Thanks. Just to clarify, I am using the 3-output Statistics node - same name as the simpler one. I do not see an option to disable the max number of unique values. It may just be taking a very long time to complete. I have restarted it and I will let it run for 24-48 hours and see if it completes.

AlexanderFillbrunn · October 24, 2023, 7:13am

Hi,
The option to disable the max number of unique values is in the Domain Calculator node. In KNIME, every column has a “column spec” attached, consisting of the column name, column type, and possible values for nominal columns and min and max values for numeric columns. The possible values are only stored for up to 60 values, though. If you want more, you can recalculate the spec with the Domain Calculator. Maybe then the Statistics node will make use of the spec and finish faster.

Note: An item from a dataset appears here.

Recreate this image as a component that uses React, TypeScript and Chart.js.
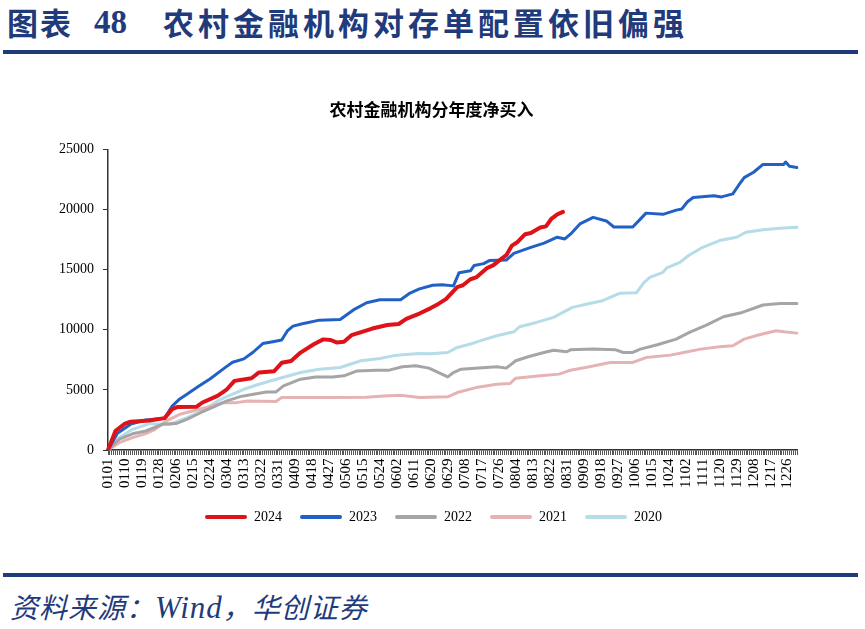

Can you let me know how many rows and numeric and nominal columns you have? Then I can make some experiments on my own.

Kind regards,
Alexander

exceluser · October 24, 2023, 8:19am

Thanks! The Statistics node did complete in ~18 hours. The file has over 100M rows and over 300 columns. The occurrence output table had close to 10K rows (I set the max to 10K). So, the workflow appears to be working.

AlexanderFillbrunn · October 24, 2023, 8:52am

Wow, that is a lot. Which statistics were you interested in? As far as I know the node does not work in parallel, so if you are interested in statistics that are easy to calculate by first doing aggregation in parallel and then computing another aggregate of aggregates, you may be able to speed up your processing by using the Parallel Chunk Start and Parallel Chunk End nodes. They run the loop body in parallel on chunks of the input data. That way, you could calculate for example Sum, Count, and possible values in parallel, then calculate the total sum as the sum of sums, the total count as sum of counts, the mean as sum of sums divided by sum of counts, the possible values as the union of possible values, and so on. That could easily half or even quarter your processing time, depending on the number of CPU cores you have.
Kind regards,
Alexander

exceluser · October 25, 2023, 12:17am

The primary interest is in getting a list of all values for each field. Having all of the values helps to verify that the data is valid and complete.

I can calculate stats separately in a spreadsheet.

I think the best approach is to run a separate program/script to read the CSV data and produce a list of all values for all fields. If I can’t find one that already exists, I’ll probably write one.

system · January 23, 2024, 12:18am

This topic was automatically closed 90 days after the last reply. New replies are no longer allowed.